Provided entries.
(begin)

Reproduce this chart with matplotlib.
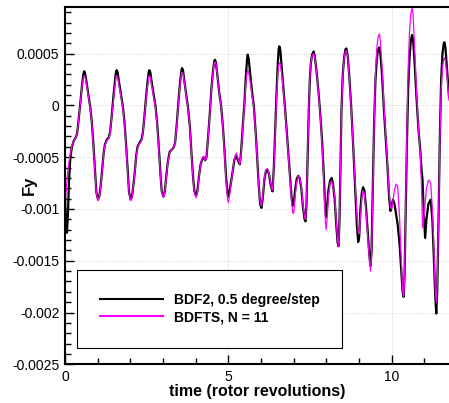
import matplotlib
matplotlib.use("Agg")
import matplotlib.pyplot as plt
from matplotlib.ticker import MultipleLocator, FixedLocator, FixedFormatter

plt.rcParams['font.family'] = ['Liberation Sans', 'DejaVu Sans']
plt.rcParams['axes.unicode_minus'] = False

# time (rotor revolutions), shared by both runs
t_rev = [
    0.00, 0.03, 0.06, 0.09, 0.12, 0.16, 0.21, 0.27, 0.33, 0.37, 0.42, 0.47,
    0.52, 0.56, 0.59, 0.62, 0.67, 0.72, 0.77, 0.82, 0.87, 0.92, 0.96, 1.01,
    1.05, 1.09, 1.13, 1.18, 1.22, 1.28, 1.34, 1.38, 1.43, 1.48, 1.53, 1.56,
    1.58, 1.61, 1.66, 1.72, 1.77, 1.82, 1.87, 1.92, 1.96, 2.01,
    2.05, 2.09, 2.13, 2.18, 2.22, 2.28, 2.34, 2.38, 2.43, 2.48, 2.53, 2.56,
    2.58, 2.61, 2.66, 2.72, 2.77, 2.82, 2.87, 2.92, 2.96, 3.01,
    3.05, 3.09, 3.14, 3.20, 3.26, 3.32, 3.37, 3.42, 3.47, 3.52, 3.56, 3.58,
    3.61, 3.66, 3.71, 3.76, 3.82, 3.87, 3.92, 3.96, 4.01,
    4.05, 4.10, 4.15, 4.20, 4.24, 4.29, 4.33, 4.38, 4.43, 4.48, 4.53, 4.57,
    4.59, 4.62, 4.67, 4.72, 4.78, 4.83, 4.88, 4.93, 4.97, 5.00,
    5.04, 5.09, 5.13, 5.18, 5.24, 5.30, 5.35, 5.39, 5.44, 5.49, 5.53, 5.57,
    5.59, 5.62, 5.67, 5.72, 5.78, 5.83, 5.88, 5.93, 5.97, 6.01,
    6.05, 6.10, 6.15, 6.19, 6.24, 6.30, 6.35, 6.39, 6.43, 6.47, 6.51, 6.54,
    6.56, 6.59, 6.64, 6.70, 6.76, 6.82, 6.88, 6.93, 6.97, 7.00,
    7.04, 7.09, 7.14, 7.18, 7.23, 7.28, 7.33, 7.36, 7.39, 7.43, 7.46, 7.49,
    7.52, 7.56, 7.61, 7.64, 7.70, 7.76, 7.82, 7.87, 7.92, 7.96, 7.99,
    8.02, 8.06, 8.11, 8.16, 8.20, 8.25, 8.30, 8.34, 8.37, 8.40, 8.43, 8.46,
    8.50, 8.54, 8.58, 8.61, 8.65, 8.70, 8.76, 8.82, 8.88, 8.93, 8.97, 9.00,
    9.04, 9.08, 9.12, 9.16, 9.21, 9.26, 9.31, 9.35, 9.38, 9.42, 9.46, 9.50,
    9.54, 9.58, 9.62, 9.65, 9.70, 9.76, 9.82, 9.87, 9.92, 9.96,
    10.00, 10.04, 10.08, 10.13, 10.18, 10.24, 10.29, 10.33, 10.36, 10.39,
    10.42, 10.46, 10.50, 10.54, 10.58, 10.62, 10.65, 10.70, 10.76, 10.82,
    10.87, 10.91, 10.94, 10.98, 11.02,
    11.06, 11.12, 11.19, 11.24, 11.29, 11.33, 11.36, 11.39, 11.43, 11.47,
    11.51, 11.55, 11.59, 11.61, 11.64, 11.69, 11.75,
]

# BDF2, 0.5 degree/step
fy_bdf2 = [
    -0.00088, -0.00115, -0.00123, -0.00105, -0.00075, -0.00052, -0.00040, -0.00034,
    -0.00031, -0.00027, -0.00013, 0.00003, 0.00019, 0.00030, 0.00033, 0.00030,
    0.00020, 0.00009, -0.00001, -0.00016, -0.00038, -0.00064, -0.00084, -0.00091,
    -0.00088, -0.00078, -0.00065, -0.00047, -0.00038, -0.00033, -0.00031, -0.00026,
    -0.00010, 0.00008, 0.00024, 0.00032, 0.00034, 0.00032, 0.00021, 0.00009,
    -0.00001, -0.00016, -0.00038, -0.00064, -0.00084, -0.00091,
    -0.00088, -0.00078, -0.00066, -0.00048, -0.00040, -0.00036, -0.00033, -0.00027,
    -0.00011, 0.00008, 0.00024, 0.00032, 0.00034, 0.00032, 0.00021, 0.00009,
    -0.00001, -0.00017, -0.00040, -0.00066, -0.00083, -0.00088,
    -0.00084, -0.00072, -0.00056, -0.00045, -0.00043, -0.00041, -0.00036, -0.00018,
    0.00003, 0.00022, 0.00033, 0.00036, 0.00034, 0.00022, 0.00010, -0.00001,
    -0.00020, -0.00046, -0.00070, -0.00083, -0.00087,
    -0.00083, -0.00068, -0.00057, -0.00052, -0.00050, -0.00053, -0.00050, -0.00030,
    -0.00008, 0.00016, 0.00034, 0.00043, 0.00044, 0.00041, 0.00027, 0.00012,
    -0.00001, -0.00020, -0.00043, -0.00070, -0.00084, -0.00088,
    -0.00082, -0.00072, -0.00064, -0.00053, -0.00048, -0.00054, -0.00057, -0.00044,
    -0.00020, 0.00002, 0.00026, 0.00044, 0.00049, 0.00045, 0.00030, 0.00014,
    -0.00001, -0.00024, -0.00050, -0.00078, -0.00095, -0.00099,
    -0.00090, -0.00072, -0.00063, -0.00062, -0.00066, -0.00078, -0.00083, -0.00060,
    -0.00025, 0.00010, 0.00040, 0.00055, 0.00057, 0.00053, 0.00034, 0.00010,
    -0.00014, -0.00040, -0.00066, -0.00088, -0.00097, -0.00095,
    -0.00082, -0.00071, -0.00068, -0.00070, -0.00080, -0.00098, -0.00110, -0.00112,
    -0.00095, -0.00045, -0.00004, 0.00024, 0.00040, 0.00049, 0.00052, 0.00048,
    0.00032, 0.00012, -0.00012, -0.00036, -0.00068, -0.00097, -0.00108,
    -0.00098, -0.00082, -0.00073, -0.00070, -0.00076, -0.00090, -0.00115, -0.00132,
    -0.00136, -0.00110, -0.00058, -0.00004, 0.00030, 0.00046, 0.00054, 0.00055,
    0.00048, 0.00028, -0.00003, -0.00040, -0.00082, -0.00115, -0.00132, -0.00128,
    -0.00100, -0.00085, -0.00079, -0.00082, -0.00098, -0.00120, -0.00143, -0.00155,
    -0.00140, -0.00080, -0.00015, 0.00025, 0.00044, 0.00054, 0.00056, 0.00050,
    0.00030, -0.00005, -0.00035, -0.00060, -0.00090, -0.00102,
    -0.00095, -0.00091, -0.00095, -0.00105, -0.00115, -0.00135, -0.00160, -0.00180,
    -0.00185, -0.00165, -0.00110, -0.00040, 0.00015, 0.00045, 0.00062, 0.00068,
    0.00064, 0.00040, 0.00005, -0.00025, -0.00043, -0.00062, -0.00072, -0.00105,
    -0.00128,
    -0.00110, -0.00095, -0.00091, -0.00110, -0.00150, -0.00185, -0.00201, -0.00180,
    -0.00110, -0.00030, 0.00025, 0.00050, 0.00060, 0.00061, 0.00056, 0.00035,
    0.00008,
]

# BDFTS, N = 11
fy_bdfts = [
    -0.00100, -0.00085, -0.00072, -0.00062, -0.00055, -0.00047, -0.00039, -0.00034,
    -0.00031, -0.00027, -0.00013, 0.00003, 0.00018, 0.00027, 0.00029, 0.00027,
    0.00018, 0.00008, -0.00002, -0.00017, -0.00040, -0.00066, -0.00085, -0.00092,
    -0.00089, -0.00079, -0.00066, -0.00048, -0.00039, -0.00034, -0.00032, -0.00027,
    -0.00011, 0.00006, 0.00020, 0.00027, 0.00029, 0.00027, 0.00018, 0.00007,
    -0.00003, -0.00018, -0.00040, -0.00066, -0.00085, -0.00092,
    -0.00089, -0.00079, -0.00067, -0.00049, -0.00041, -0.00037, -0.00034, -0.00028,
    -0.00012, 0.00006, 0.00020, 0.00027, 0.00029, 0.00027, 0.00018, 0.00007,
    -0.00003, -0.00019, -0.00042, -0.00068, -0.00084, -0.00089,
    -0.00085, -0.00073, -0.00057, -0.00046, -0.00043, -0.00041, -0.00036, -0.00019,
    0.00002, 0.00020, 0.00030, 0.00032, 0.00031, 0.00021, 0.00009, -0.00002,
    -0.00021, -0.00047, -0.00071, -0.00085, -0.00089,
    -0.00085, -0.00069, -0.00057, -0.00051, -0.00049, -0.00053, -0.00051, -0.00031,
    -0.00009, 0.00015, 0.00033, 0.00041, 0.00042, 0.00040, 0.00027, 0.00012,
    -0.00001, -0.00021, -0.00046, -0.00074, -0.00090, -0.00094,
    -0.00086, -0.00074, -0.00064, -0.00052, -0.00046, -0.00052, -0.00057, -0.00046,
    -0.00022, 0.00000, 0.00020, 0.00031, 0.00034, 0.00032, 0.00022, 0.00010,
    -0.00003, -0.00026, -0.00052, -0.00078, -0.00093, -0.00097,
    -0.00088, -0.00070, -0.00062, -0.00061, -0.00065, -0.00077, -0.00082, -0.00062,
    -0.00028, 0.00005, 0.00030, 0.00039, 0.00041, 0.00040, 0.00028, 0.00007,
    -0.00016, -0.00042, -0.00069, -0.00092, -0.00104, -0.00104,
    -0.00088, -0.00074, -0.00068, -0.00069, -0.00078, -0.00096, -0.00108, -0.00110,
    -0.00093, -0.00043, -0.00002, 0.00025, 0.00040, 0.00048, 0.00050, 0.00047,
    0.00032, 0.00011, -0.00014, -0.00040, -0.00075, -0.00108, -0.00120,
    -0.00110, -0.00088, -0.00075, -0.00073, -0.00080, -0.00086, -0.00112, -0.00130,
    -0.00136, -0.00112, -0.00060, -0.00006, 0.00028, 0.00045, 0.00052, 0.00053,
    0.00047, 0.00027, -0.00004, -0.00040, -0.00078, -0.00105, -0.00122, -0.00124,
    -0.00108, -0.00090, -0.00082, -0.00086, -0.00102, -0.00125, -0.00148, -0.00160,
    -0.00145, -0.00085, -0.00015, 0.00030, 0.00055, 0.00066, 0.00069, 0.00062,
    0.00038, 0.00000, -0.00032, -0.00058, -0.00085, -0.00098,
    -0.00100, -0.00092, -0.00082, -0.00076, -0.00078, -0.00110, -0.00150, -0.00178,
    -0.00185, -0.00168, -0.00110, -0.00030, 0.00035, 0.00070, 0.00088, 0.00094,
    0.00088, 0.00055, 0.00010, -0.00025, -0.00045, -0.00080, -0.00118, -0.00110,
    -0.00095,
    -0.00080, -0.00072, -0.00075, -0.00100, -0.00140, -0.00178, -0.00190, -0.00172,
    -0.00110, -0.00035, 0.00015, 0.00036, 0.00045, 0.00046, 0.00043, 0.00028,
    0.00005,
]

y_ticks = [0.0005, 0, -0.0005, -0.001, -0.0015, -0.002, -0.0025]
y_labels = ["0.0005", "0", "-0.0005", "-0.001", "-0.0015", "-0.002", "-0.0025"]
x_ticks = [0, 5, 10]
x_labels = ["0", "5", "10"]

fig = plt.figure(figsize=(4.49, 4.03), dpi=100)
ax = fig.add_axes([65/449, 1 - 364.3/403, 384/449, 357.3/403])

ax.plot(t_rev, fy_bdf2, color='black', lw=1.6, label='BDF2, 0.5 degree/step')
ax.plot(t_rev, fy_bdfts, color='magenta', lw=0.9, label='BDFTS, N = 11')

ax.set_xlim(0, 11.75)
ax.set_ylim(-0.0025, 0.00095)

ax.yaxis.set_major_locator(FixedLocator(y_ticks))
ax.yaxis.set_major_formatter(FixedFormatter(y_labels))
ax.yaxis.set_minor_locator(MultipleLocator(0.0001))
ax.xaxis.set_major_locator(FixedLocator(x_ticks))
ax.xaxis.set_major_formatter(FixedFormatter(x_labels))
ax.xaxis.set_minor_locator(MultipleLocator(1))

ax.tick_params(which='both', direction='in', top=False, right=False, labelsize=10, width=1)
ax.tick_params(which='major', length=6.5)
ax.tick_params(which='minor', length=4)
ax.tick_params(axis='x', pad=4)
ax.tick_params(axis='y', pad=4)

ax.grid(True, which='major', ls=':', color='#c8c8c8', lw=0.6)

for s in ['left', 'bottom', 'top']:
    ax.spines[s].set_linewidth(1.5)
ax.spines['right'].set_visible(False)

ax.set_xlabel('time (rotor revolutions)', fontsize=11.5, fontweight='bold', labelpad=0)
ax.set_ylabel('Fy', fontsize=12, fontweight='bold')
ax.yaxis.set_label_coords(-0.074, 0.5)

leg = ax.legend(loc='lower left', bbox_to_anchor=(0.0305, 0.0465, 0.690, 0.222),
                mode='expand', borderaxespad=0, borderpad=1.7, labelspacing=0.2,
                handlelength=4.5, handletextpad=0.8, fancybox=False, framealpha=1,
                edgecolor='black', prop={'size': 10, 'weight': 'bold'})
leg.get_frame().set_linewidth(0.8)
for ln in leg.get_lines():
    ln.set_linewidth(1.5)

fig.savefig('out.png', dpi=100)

(end)
(begin)

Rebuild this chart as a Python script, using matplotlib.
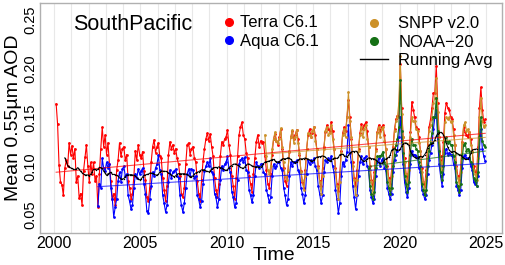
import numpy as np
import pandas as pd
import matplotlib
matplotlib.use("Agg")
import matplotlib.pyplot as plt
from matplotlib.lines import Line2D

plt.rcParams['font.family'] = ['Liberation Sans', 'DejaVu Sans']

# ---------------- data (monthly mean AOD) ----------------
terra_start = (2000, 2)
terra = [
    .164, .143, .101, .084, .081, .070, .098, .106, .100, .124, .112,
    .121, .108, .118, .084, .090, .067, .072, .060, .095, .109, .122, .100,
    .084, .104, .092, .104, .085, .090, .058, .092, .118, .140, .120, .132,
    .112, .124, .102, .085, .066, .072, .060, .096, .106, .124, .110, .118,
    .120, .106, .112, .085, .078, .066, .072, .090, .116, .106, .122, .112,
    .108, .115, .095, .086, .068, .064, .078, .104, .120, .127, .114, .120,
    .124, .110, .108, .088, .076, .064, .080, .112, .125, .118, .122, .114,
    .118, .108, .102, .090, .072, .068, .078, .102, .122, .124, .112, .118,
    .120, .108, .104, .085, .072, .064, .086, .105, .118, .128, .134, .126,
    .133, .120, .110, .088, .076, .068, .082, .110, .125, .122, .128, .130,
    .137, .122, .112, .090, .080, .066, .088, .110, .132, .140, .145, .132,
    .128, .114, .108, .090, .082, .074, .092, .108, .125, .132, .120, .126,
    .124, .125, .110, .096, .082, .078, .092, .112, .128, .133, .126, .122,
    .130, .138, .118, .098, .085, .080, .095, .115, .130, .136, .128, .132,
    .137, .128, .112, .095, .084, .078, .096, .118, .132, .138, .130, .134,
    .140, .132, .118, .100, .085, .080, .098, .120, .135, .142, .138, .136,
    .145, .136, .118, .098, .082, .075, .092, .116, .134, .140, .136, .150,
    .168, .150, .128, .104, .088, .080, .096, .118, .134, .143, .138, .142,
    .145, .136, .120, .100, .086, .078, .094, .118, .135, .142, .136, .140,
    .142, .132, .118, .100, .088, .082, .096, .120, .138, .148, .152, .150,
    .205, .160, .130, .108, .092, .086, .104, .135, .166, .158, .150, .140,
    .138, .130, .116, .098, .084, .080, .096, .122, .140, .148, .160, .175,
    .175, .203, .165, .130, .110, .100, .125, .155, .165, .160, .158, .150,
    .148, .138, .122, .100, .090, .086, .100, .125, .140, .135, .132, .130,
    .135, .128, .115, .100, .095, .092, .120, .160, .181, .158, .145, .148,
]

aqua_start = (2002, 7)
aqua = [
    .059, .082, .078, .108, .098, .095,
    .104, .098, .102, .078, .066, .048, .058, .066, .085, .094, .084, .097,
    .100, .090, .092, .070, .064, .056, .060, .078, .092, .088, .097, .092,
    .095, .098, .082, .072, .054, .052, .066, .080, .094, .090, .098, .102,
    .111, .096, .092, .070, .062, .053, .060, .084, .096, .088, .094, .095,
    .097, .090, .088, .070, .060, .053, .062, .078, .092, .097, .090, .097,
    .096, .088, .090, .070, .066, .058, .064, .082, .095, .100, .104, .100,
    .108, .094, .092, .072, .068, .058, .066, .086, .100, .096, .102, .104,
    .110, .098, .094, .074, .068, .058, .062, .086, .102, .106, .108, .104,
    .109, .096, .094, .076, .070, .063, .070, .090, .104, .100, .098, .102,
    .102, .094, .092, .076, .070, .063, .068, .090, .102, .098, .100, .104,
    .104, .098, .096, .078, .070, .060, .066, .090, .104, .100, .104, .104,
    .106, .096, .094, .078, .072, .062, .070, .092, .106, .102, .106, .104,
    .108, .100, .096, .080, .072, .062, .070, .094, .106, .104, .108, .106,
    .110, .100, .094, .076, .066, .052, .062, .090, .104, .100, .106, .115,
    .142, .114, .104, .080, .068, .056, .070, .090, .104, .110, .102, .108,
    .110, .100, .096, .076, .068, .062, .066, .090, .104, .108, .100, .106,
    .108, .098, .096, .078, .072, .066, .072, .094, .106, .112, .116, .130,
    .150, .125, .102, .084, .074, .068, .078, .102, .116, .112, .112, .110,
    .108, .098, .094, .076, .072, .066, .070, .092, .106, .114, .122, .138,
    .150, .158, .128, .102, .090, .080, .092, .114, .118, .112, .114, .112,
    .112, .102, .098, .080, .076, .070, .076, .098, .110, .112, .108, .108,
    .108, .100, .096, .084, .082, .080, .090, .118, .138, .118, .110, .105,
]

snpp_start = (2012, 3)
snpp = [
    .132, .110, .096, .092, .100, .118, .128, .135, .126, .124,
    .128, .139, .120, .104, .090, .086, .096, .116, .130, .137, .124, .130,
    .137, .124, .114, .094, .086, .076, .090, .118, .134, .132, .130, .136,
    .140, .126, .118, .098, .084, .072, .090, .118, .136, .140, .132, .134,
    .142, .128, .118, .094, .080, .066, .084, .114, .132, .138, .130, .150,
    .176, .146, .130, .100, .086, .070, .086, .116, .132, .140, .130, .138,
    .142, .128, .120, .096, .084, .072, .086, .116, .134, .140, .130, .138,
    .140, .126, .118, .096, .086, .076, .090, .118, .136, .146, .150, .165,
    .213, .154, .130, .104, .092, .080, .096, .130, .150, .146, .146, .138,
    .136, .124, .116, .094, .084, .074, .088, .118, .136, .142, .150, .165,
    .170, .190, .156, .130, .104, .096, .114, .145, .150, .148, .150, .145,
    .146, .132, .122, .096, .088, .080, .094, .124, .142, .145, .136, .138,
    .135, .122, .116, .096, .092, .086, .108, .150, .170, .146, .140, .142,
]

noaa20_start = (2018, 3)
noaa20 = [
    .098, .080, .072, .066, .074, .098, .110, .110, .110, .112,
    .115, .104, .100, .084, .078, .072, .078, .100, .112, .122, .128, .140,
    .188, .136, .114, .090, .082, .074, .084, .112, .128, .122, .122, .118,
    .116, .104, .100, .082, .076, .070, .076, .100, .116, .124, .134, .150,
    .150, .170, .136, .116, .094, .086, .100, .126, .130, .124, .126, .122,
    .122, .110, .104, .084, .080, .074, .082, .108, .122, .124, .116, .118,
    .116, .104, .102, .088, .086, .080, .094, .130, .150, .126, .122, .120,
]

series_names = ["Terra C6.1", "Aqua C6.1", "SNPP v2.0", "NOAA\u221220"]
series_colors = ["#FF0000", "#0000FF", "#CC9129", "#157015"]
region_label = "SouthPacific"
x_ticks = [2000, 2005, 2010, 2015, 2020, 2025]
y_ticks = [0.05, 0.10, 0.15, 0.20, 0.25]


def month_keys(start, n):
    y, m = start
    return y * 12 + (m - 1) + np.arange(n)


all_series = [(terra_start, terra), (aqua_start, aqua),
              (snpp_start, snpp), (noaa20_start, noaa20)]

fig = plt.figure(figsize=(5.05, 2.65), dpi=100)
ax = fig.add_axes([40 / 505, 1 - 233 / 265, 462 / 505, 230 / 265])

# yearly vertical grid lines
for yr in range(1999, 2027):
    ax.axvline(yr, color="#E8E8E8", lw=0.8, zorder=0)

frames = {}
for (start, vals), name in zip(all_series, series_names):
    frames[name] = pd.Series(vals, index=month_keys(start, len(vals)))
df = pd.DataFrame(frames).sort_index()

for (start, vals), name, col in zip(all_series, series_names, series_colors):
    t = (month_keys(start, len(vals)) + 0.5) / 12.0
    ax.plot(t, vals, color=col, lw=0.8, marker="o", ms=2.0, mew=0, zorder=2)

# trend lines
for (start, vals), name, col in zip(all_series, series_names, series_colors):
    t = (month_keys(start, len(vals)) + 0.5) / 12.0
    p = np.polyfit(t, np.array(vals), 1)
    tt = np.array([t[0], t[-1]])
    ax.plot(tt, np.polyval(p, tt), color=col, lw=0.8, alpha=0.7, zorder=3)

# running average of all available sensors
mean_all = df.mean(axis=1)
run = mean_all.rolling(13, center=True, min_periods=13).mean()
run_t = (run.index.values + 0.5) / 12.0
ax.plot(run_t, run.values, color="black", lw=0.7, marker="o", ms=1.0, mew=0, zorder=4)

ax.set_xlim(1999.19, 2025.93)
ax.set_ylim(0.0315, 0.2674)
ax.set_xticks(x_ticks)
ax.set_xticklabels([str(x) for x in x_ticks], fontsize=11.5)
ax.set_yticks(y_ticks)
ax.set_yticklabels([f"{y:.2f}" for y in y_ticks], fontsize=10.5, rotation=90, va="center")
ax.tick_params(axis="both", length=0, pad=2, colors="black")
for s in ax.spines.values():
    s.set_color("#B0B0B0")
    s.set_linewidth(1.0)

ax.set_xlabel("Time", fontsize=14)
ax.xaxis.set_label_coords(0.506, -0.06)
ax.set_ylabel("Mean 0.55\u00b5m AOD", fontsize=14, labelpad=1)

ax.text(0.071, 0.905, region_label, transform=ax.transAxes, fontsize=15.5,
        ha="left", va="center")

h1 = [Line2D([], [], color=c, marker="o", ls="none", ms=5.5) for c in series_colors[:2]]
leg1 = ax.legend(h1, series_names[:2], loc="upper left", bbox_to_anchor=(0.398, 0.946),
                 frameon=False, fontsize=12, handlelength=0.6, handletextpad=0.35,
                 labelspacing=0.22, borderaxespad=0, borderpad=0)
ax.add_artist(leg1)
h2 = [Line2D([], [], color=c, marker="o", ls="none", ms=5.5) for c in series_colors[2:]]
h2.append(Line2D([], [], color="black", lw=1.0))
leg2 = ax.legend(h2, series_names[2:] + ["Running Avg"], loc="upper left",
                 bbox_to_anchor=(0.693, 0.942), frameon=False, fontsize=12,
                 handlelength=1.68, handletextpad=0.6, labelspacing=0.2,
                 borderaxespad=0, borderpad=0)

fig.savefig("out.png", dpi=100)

(end)
(begin)

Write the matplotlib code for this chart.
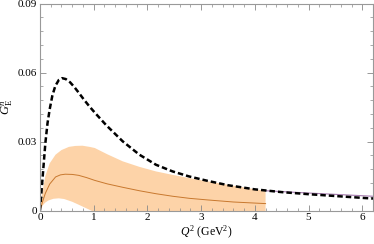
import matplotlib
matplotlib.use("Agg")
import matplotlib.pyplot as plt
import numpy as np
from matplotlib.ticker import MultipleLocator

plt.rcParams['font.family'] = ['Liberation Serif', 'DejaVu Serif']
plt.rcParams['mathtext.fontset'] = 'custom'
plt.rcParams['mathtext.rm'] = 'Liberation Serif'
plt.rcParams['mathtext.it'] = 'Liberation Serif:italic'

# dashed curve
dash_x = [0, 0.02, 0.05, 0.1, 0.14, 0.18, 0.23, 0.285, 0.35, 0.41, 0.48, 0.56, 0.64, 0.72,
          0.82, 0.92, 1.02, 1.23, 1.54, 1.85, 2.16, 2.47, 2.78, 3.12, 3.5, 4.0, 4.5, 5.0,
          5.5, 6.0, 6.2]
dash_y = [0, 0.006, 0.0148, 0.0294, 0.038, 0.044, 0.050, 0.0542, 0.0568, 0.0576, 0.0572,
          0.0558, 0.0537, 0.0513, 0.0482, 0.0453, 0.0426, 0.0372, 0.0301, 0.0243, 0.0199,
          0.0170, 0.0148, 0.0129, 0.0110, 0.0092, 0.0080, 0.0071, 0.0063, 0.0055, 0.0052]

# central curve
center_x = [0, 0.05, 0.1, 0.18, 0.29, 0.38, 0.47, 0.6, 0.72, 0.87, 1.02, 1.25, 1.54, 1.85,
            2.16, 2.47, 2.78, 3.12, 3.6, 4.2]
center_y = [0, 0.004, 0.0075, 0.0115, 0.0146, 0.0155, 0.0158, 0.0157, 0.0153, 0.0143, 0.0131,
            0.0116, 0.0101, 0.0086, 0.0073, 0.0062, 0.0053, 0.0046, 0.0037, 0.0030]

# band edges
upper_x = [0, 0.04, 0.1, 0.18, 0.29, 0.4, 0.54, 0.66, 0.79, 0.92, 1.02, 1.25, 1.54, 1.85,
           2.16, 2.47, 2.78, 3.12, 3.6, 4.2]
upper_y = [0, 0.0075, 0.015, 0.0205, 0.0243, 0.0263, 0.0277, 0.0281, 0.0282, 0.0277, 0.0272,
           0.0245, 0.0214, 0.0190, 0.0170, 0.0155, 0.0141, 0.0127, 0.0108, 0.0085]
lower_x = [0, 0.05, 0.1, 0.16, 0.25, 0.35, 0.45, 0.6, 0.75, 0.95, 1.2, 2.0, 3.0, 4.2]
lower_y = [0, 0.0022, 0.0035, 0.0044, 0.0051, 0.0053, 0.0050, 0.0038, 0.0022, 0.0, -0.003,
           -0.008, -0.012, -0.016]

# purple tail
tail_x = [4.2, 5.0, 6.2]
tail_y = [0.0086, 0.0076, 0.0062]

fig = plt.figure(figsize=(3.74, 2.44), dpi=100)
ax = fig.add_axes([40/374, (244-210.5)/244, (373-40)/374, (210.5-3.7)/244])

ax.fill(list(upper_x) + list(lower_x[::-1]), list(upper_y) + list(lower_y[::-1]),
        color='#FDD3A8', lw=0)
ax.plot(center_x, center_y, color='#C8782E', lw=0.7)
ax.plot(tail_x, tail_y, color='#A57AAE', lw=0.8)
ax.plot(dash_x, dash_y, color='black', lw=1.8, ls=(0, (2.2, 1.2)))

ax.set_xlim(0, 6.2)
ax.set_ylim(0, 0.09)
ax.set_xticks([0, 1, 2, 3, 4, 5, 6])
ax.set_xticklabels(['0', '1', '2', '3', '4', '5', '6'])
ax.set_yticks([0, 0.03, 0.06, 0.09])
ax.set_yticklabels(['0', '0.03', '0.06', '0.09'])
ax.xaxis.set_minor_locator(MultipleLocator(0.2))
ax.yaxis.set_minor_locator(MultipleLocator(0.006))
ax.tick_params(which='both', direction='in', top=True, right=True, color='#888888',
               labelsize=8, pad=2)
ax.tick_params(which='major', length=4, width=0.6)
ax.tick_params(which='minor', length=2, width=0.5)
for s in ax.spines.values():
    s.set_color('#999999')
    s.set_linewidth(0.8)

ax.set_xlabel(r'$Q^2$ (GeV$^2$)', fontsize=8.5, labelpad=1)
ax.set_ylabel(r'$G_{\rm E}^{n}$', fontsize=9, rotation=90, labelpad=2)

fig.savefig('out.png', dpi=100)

(end)

Word for word, retype the lines in the entries above that run from the one with "Reproduce this chart with matplotlib." through the one with "plt.rcParams['axes.unicode_minus'] = False". Both ends count; pictures do not.

Reproduce this chart with matplotlib.
import matplotlib
matplotlib.use("Agg")
import matplotlib.pyplot as plt
from matplotlib.ticker import MultipleLocator, FixedLocator, FixedFormatter

plt.rcParams['font.family'] = ['Liberation Sans', 'DejaVu Sans']
plt.rcParams['axes.unicode_minus'] = False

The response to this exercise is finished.